• [Problem]:
Would you transcribe the whole listing exactly, minus its pictures?

• [Provided data]:
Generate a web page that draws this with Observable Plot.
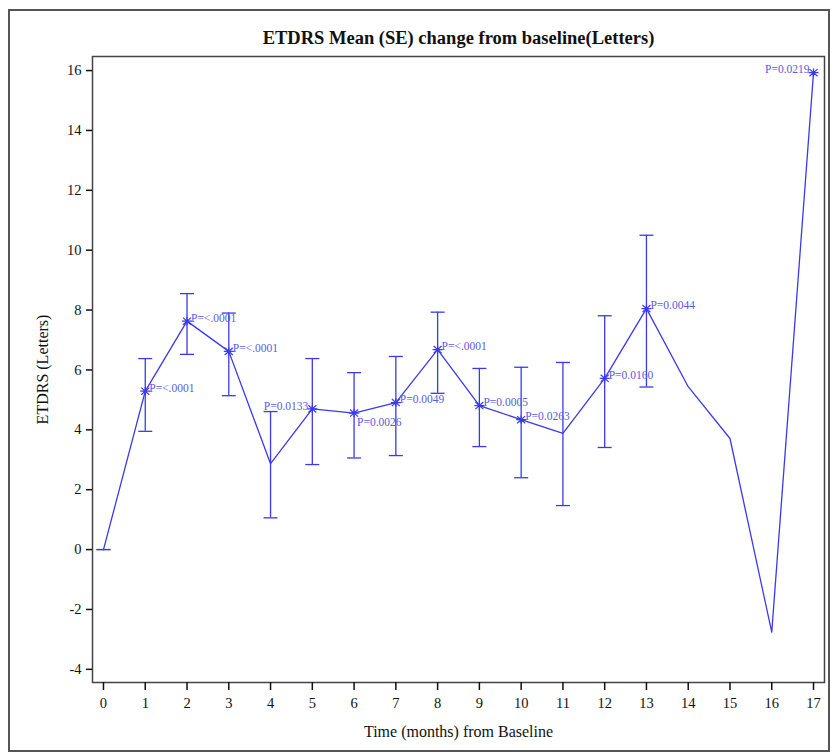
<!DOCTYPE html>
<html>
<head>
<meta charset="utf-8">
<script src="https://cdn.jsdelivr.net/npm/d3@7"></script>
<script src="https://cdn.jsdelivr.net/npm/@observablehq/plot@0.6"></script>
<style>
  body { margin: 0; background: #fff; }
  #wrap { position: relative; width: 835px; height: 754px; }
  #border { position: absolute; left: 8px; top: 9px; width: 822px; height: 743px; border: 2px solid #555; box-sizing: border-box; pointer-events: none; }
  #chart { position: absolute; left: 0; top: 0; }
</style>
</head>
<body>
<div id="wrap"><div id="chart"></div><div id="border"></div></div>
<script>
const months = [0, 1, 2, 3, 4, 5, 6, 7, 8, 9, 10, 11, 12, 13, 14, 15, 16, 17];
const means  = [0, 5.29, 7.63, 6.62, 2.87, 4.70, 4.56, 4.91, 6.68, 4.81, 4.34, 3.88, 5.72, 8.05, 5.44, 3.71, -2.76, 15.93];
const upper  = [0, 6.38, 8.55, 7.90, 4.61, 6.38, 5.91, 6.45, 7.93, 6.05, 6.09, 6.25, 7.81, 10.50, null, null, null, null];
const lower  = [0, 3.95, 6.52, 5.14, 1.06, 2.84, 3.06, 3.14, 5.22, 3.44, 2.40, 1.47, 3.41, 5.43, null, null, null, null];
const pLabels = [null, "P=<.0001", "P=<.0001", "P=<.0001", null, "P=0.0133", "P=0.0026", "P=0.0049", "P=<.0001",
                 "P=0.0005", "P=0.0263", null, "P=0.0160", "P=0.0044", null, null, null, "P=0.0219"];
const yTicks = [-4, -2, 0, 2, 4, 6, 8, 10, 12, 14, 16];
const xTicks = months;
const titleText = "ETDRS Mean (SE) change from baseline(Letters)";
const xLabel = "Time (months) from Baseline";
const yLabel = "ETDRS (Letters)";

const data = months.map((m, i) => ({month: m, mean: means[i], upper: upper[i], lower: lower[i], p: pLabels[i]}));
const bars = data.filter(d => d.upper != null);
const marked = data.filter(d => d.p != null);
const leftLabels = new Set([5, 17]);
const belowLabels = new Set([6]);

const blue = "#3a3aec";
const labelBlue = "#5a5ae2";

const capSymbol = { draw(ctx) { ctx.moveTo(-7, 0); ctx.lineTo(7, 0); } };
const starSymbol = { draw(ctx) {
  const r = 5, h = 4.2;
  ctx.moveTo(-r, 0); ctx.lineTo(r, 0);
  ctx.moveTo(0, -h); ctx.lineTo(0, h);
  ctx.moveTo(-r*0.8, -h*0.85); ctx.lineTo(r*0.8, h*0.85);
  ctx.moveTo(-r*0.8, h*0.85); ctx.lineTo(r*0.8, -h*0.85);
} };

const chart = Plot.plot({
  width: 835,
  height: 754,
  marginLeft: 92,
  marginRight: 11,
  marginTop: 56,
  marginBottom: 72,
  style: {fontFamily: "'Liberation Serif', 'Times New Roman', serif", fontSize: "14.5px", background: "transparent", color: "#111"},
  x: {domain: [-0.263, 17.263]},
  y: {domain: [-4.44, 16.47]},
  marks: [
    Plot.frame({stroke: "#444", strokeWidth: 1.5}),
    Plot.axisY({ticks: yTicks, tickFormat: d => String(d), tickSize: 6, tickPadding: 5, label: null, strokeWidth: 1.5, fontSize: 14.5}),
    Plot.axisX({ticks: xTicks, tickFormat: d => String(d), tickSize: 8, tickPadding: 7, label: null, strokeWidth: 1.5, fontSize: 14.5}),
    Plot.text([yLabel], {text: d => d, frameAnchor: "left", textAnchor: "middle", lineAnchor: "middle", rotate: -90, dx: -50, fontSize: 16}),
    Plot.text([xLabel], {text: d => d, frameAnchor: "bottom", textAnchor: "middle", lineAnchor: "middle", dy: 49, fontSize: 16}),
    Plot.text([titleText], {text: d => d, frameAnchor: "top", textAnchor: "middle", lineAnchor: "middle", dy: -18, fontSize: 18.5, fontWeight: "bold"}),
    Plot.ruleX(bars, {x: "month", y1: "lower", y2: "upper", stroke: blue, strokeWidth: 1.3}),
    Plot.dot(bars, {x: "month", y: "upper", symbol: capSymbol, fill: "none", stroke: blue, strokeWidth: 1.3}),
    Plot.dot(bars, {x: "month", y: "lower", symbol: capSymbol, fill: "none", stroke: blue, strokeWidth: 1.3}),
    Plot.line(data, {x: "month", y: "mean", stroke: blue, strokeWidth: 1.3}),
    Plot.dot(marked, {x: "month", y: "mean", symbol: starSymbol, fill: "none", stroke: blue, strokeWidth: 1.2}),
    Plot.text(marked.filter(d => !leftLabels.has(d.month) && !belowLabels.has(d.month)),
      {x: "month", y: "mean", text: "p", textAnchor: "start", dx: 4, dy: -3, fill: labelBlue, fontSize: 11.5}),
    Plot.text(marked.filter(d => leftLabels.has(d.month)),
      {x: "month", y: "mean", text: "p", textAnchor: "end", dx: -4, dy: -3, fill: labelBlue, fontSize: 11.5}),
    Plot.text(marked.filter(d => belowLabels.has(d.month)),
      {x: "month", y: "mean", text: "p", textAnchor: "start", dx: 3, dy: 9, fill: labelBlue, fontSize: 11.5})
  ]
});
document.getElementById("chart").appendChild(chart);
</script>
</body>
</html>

• [Completed task]:
Generate a web page that draws this with Observable Plot.
<!DOCTYPE html>
<html>
<head>
<meta charset="utf-8">
<script src="https://cdn.jsdelivr.net/npm/d3@7"></script>
<script src="https://cdn.jsdelivr.net/npm/@observablehq/plot@0.6"></script>
<style>
  body { margin: 0; background: #fff; }
  #wrap { position: relative; width: 835px; height: 754px; }
  #border { position: absolute; left: 8px; top: 9px; width: 822px; height: 743px; border: 2px solid #555; box-sizing: border-box; pointer-events: none; }
  #chart { position: absolute; left: 0; top: 0; }
</style>
</head>
<body>
<div id="wrap"><div id="chart"></div><div id="border"></div></div>
<script>
const months = [0, 1, 2, 3, 4, 5, 6, 7, 8, 9, 10, 11, 12, 13, 14, 15, 16, 17];
const means  = [0, 5.29, 7.63, 6.62, 2.87, 4.70, 4.56, 4.91, 6.68, 4.81, 4.34, 3.88, 5.72, 8.05, 5.44, 3.71, -2.76, 15.93];
const upper  = [0, 6.38, 8.55, 7.90, 4.61, 6.38, 5.91, 6.45, 7.93, 6.05, 6.09, 6.25, 7.81, 10.50, null, null, null, null];
const lower  = [0, 3.95, 6.52, 5.14, 1.06, 2.84, 3.06, 3.14, 5.22, 3.44, 2.40, 1.47, 3.41, 5.43, null, null, null, null];
const pLabels = [null, "P=<.0001", "P=<.0001", "P=<.0001", null, "P=0.0133", "P=0.0026", "P=0.0049", "P=<.0001",
                 "P=0.0005", "P=0.0263", null, "P=0.0160", "P=0.0044", null, null, null, "P=0.0219"];
const yTicks = [-4, -2, 0, 2, 4, 6, 8, 10, 12, 14, 16];
const xTicks = months;
const titleText = "ETDRS Mean (SE) change from baseline(Letters)";
const xLabel = "Time (months) from Baseline";
const yLabel = "ETDRS (Letters)";

const data = months.map((m, i) => ({month: m, mean: means[i], upper: upper[i], lower: lower[i], p: pLabels[i]}));
const bars = data.filter(d => d.upper != null);
const marked = data.filter(d => d.p != null);
const leftLabels = new Set([5, 17]);
const belowLabels = new Set([6]);

const blue = "#3a3aec";
const labelBlue = "#5a5ae2";

const capSymbol = { draw(ctx) { ctx.moveTo(-7, 0); ctx.lineTo(7, 0); } };
const starSymbol = { draw(ctx) {
  const r = 5, h = 4.2;
  ctx.moveTo(-r, 0); ctx.lineTo(r, 0);
  ctx.moveTo(0, -h); ctx.lineTo(0, h);
  ctx.moveTo(-r*0.8, -h*0.85); ctx.lineTo(r*0.8, h*0.85);
  ctx.moveTo(-r*0.8, h*0.85); ctx.lineTo(r*0.8, -h*0.85);
} };

const chart = Plot.plot({
  width: 835,
  height: 754,
  marginLeft: 92,
  marginRight: 11,
  marginTop: 56,
  marginBottom: 72,
  style: {fontFamily: "'Liberation Serif', 'Times New Roman', serif", fontSize: "14.5px", background: "transparent", color: "#111"},
  x: {domain: [-0.263, 17.263]},
  y: {domain: [-4.44, 16.47]},
  marks: [
    Plot.frame({stroke: "#444", strokeWidth: 1.5}),
    Plot.axisY({ticks: yTicks, tickFormat: d => String(d), tickSize: 6, tickPadding: 5, label: null, strokeWidth: 1.5, fontSize: 14.5}),
    Plot.axisX({ticks: xTicks, tickFormat: d => String(d), tickSize: 8, tickPadding: 7, label: null, strokeWidth: 1.5, fontSize: 14.5}),
    Plot.text([yLabel], {text: d => d, frameAnchor: "left", textAnchor: "middle", lineAnchor: "middle", rotate: -90, dx: -50, fontSize: 16}),
    Plot.text([xLabel], {text: d => d, frameAnchor: "bottom", textAnchor: "middle", lineAnchor: "middle", dy: 49, fontSize: 16}),
    Plot.text([titleText], {text: d => d, frameAnchor: "top", textAnchor: "middle", lineAnchor: "middle", dy: -18, fontSize: 18.5, fontWeight: "bold"}),
    Plot.ruleX(bars, {x: "month", y1: "lower", y2: "upper", stroke: blue, strokeWidth: 1.3}),
    Plot.dot(bars, {x: "month", y: "upper", symbol: capSymbol, fill: "none", stroke: blue, strokeWidth: 1.3}),
    Plot.dot(bars, {x: "month", y: "lower", symbol: capSymbol, fill: "none", stroke: blue, strokeWidth: 1.3}),
    Plot.line(data, {x: "month", y: "mean", stroke: blue, strokeWidth: 1.3}),
    Plot.dot(marked, {x: "month", y: "mean", symbol: starSymbol, fill: "none", stroke: blue, strokeWidth: 1.2}),
    Plot.text(marked.filter(d => !leftLabels.has(d.month) && !belowLabels.has(d.month)),
      {x: "month", y: "mean", text: "p", textAnchor: "start", dx: 4, dy: -3, fill: labelBlue, fontSize: 11.5}),
    Plot.text(marked.filter(d => leftLabels.has(d.month)),
      {x: "month", y: "mean", text: "p", textAnchor: "end", dx: -4, dy: -3, fill: labelBlue, fontSize: 11.5}),
    Plot.text(marked.filter(d => belowLabels.has(d.month)),
      {x: "month", y: "mean", text: "p", textAnchor: "start", dx: 3, dy: 9, fill: labelBlue, fontSize: 11.5})
  ]
});
document.getElementById("chart").appendChild(chart);
</script>
</body>
</html>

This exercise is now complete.